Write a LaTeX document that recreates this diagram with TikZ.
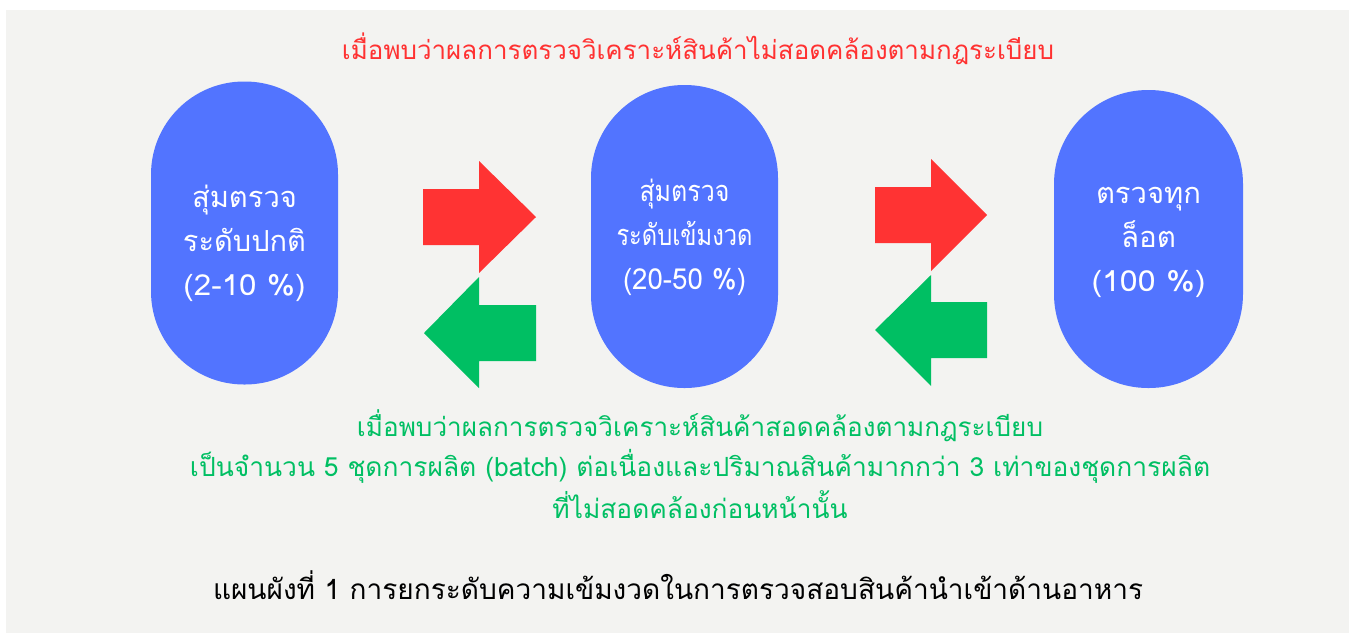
\documentclass[tikz,border=0pt]{standalone}
\usepackage{fontspec}
\usepackage{graphicx}
\newfontfamily\thai[Script=Thai]{Loma}
\definecolor{panelgray}{HTML}{F3F3F1}
\definecolor{pillblue}{HTML}{5274FF}
\definecolor{arrred}{HTML}{FF3333}
\definecolor{arrgreen}{HTML}{00BF63}
\definecolor{txtred}{HTML}{FF3131}
\definecolor{txtgreen}{HTML}{00BF63}
\tikzset{
  pill/.style={draw=none, fill=pillblue, rounded corners=93pt, minimum width=187pt, minimum height=303pt, inner sep=0pt},
  pilltext/.style={text=white, align=center, inner sep=0pt, font=\thai\fontsize{29}{44}\selectfont},
  redarrow/.style={fill=arrred},
  greenarrow/.style={fill=arrgreen},
  note/.style={inner sep=0pt, font=\thai\fontsize{26}{30}\selectfont}
}
\newcommand{\fitw}[2]{\resizebox{#1}{!}{#2}}
\newcommand{\sq}[2]{\resizebox{#1}{\height}{#2}}
\begin{document}
\begin{tikzpicture}[x=1pt,y=-1pt]
\useasboundingbox (0,0) rectangle (1352,633);
\fill[white] (0,0) rectangle (1352,633);
\fill[panelgray] (6,10) rectangle (1349,633);
% pills
\node[pill] (p1) at (244.5,233) {};
\node[pill] (p2) at (684.5,236.5) {};
\node[pill, minimum width=189pt, minimum height=298pt, rounded corners=94pt] (p3) at (1148.5,239) {};
\node[pilltext] (t1) at (244.5,243) {\sq{105pt}{สุ่มตรวจ}\\\sq{123pt}{ระดับปกติ}\\\sq{122pt}{(2-10 \%)}};
\node[pilltext] (t2) at (684.5,237) {\sq{90pt}{สุ่มตรวจ}\\\sq{136pt}{ระดับเข้มงวด}\\\sq{123pt}{(20-50 \%)}};
\node[pilltext] (t3) at (1148.5,242) {\sq{105pt}{ตรวจทุก}\\\sq{55pt}{ล็อต}\\\sq{114pt}{(100 \%)}};
% block arrows
\fill[redarrow] (423,189) -- (479,189) -- (479,161) -- (536,217) -- (479,273) -- (479,245) -- (423,245) -- cycle;
\fill[greenarrow] (536,305) -- (479,305) -- (479,277) -- (424,333) -- (479,388) -- (479,361) -- (536,361) -- cycle;
\fill[redarrow] (875,187) -- (931,187) -- (931,159) -- (987,215) -- (931,271) -- (931,243) -- (875,243) -- cycle;
\fill[greenarrow] (987,302) -- (931,302) -- (931,275) -- (875,330) -- (931,386) -- (931,358) -- (987,358) -- cycle;
% texts
\node[note, text=txtred] (top) at (698,49) {\fitw{712pt}{เมื่อพบว่าผลการตรวจวิเคราะห์สินค้าไม่สอดคล้องตามกฎระเบียบ}};
\node[note, text=txtgreen] (g1) at (700,426) {\fitw{686pt}{เมื่อพบว่าผลการตรวจวิเคราะห์สินค้าสอดคล้องตามกฎระเบียบ}};
\node[note, text=txtgreen] (g2) at (700,466) {\fitw{1020pt}{เป็นจำนวน 5 ชุดการผลิต (batch) ต่อเนื่องและปริมาณสินค้ามากกว่า 3 เท่าของชุดการผลิต}};
\node[note, text=txtgreen] (g3) at (700,505) {\fitw{295pt}{ที่ไม่สอดคล้องก่อนหน้านั้น}};
\node[note, text=black] (cap) at (678,585) {\fitw{930pt}{แผนผังที่ 1 การยกระดับความเข้มงวดในการตรวจสอบสินค้านำเข้าด้านอาหาร}};
\end{tikzpicture}
\end{document}
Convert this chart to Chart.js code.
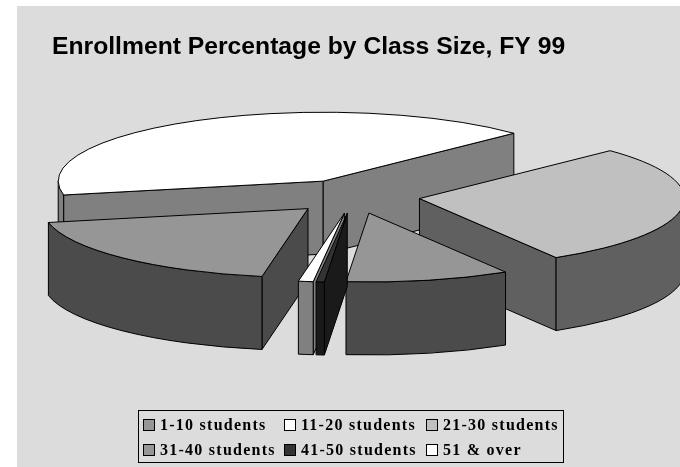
<!DOCTYPE html>
<html>
<head>
<meta charset="utf-8">
<title>Enrollment Percentage by Class Size, FY 99</title>
<script src="https://cdn.jsdelivr.net/npm/chart.js@4/dist/chart.umd.min.js"></script>
<style>
    html, body { margin: 0; padding: 0; background: #ffffff; }
    canvas { display: block; }
</style>
</head>
<body>
<canvas id="enrollmentChart" width="680" height="467"></canvas>
<script>
// Chart data
const categories = ["1-10 students", "11-20 students", "21-30 students", "31-40 students", "41-50 students", "51 & over"];
const percentages = [19, 41, 28.6, 10, 0.5, 0.9];
const sliceColors = ["#969696", "#ffffff", "#c0c0c0", "#969696", "#333333", "#ffffff"];
const chartTitle = "Enrollment Percentage by Class Size, FY 99";

const tilt = 0.26;       // squash of the pie, height / width
const wallHeight = 73;
const explode = 66;      // how far each slice is pulled from the centre

// Darker colour for the sides of a slice
function shade(hex) {
    const n = parseInt(hex.slice(1), 16);
    const half = (v) => Math.round(v * 0.5);
    return `rgb(${half(n >> 16)},${half((n >> 8) & 255)},${half(n & 255)})`;
}

// Grey panel behind the chart
const panelPlugin = {
    id: "panel",
    beforeDraw(chart) {
        const ctx = chart.ctx;
        ctx.save();
        ctx.fillStyle = "#dcdcdc";
        ctx.fillRect(17, 6, chart.width - 17, chart.height - 6);
        ctx.restore();
    }
};

// Draws the arcs of the pie as a tilted, exploded 3D pie
const pie3dPlugin = {
    id: "pie3d",
    beforeDatasetsDraw(chart) {
        const ctx = chart.ctx;
        const arcs = chart.getDatasetMeta(0).data;

        const slices = arcs.map((arc) => {
            const { startAngle, endAngle, outerRadius, x, y } = arc.getProps(["startAngle", "endAngle", "outerRadius", "x", "y"], true);
            const mid = (startAngle + endAngle) / 2;
            return {
                start: startAngle,
                end: endAngle,
                radius: outerRadius,
                x: x + Math.cos(mid) * explode,
                y: y + Math.sin(mid) * explode * tilt,
                depth: Math.sin(mid),
                color: arc.options.backgroundColor
            };
        });

        // back to front
        slices.sort((a, b) => a.depth - b.depth);

        ctx.save();
        ctx.strokeStyle = "#000000";
        ctx.lineWidth = 1;
        ctx.lineJoin = "round";
        slices.forEach((s) => drawSlice(ctx, s));
        ctx.restore();
        return false;
    }
};

function drawSlice(ctx, s) {
    const side = shade(s.color);
    const ry = s.radius * tilt;

    // cut wall from the apex to the rim at one angle
    const cutWall = (angle) => {
        ctx.beginPath();
        ctx.moveTo(s.x, s.y);
        ctx.lineTo(s.x + Math.cos(angle) * s.radius, s.y + Math.sin(angle) * ry);
        ctx.lineTo(s.x + Math.cos(angle) * s.radius, s.y + Math.sin(angle) * ry + wallHeight);
        ctx.lineTo(s.x, s.y + wallHeight);
        ctx.closePath();
        ctx.fillStyle = side;
        ctx.fill();
        ctx.stroke();
    };

    if (Math.cos(s.start) < 0) cutWall(s.start);
    if (Math.cos(s.end) > 0) cutWall(s.end);

    // rim wall, only the part on the front half of the ellipse
    for (const turn of [0, Math.PI * 2]) {
        const from = Math.max(s.start, turn);
        const to = Math.min(s.end, turn + Math.PI);
        if (to <= from) continue;
        ctx.beginPath();
        ctx.ellipse(s.x, s.y, s.radius, ry, 0, from, to);
        ctx.ellipse(s.x, s.y + wallHeight, s.radius, ry, 0, to, from, true);
        ctx.closePath();
        ctx.fillStyle = side;
        ctx.fill();
        ctx.stroke();
    }

    // top face
    ctx.beginPath();
    ctx.moveTo(s.x, s.y);
    ctx.ellipse(s.x, s.y, s.radius, ry, 0, s.start, s.end);
    ctx.closePath();
    ctx.fillStyle = s.color;
    ctx.fill();
    ctx.stroke();
}

// Boxed legend, three columns by two rows
const legendPlugin = {
    id: "gridLegend",
    afterDraw(chart) {
        const ctx = chart.ctx;
        const columns = [143, 284, 426];
        const rows = [419, 444];

        ctx.save();
        ctx.strokeStyle = "#000000";
        ctx.lineWidth = 1;
        ctx.strokeRect(138.5, 410.5, 425, 52);

        ctx.font = "bold 16px 'Liberation Serif'";
        ctx.letterSpacing = "1.25px";
        ctx.textBaseline = "alphabetic";
        categories.forEach((label, i) => {
            const bx = columns[i % 3];
            const by = rows[Math.floor(i / 3)];
            ctx.fillStyle = sliceColors[i];
            ctx.fillRect(bx + 0.5, by + 0.5, 11, 11);
            ctx.strokeRect(bx + 0.5, by + 0.5, 11, 11);
            ctx.fillStyle = "#000000";
            ctx.fillText(label, bx + 17, by + 11);
        });
        ctx.restore();
    }
};

const ctx = document.getElementById("enrollmentChart").getContext("2d");
const enrollmentChart = new Chart(ctx, {
    type: "pie",
    data: {
        labels: categories,
        datasets: [{
            label: "Enrollment %",
            data: percentages,
            backgroundColor: sliceColors,
            borderColor: "#000000",
            borderWidth: 1
        }]
    },
    options: {
        responsive: false,
        animation: false,
        rotation: 190,
        radius: 265,
        layout: { padding: { left: 52, right: 24, top: 32, bottom: 136 } },
        plugins: {
            legend: { display: false },
            tooltip: { enabled: false },
            title: {
                display: true,
                text: chartTitle,
                align: "start",
                color: "#000000",
                font: { family: "'Liberation Sans'", size: 24.7, weight: "bold" },
                padding: { top: 0, bottom: 0 }
            }
        }
    },
    plugins: [panelPlugin, pie3dPlugin, legendPlugin]
});
</script>
</body>
</html>
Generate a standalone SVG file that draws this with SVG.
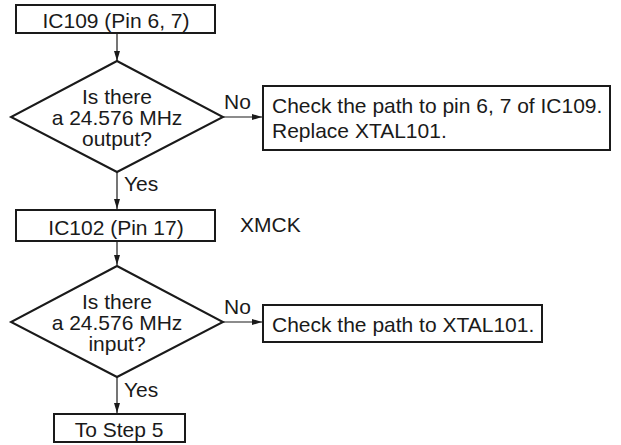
<svg xmlns="http://www.w3.org/2000/svg" width="621" height="445" viewBox="0 0 621 445">
<style>
.box{fill:#fff;stroke:#1a1a1a;stroke-width:2}
.t{font-family:"Liberation Sans",Arial,sans-serif;font-size:21px;fill:#1a1a1a}
.c{text-anchor:middle}
.ln{stroke:#1a1a1a;stroke-width:1.2;fill:none}
</style>
<defs>
<marker id="ah" viewBox="0 0 10 6" refX="10" refY="3" markerWidth="10" markerHeight="6" markerUnits="userSpaceOnUse" orient="auto">
<path d="M0,0 L10,3 L0,6 Z" fill="#1a1a1a"/>
</marker>
</defs>
<rect width="621" height="445" fill="#fff"/>
<g id="connectors">
<line class="ln" x1="117" y1="34" x2="117" y2="61" marker-end="url(#ah)"/>
<line class="ln" x1="223" y1="117" x2="262" y2="117" marker-end="url(#ah)"/>
<line class="ln" x1="117" y1="172" x2="117" y2="209" marker-end="url(#ah)"/>
<line class="ln" x1="117" y1="241" x2="117" y2="265" marker-end="url(#ah)"/>
<line class="ln" x1="223" y1="322" x2="262" y2="322" marker-end="url(#ah)"/>
<line class="ln" x1="117" y1="377" x2="117" y2="413" marker-end="url(#ah)"/>
<text class="t" x="224" y="109">No</text>
<text class="t" x="124" y="191">Yes</text>
<text class="t" x="224" y="314">No</text>
<text class="t" x="124" y="397">Yes</text>
</g>
<g id="n1">
<rect class="box" x="16" y="5" width="199" height="28"/>
<text class="t c" x="116" y="28">IC109 (Pin 6, 7)</text>
</g>
<g id="d1">
<polygon class="box" points="117,61 223,117 117,172 11,117"/>
<text class="t c" x="117" y="104">Is there</text>
<text class="t c" x="117" y="125">a 24.576 MHz</text>
<text class="t c" x="117" y="146">output?</text>
</g>
<g id="n2">
<rect class="box" x="263" y="86" width="347" height="64"/>
<text class="t" x="272" y="113">Check the path to pin 6, 7 of IC109.</text>
<text class="t" x="272" y="138">Replace XTAL101.</text>
</g>
<g id="n3">
<rect class="box" x="16" y="210" width="199" height="31"/>
<text class="t c" x="116" y="235">IC102 (Pin 17)</text>
</g>
<g id="lbl">
<text class="t" x="240" y="232">XMCK</text>
</g>
<g id="d2">
<polygon class="box" points="117,266 223,322 117,377 11,322"/>
<text class="t c" x="117" y="309">Is there</text>
<text class="t c" x="117" y="330">a 24.576 MHz</text>
<text class="t c" x="117" y="351">input?</text>
</g>
<g id="n4">
<rect class="box" x="263" y="305" width="279" height="37"/>
<text class="t" x="272" y="332">Check the path to XTAL101.</text>
</g>
<g id="n5">
<rect class="box" x="54" y="414" width="131" height="28"/>
<text class="t c" x="119" y="437">To Step 5</text>
</g>
</svg>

========================

■ THE PROBLEM:
Go through the listing above and locate each line that holds the word "this". Copy those lines.

■ EXERCISE ANSWER:
Write a LaTeX document that recreates this diagram with TikZ.
Convert this chart to Chart.js code.
Generate a standalone SVG file that draws this with SVG.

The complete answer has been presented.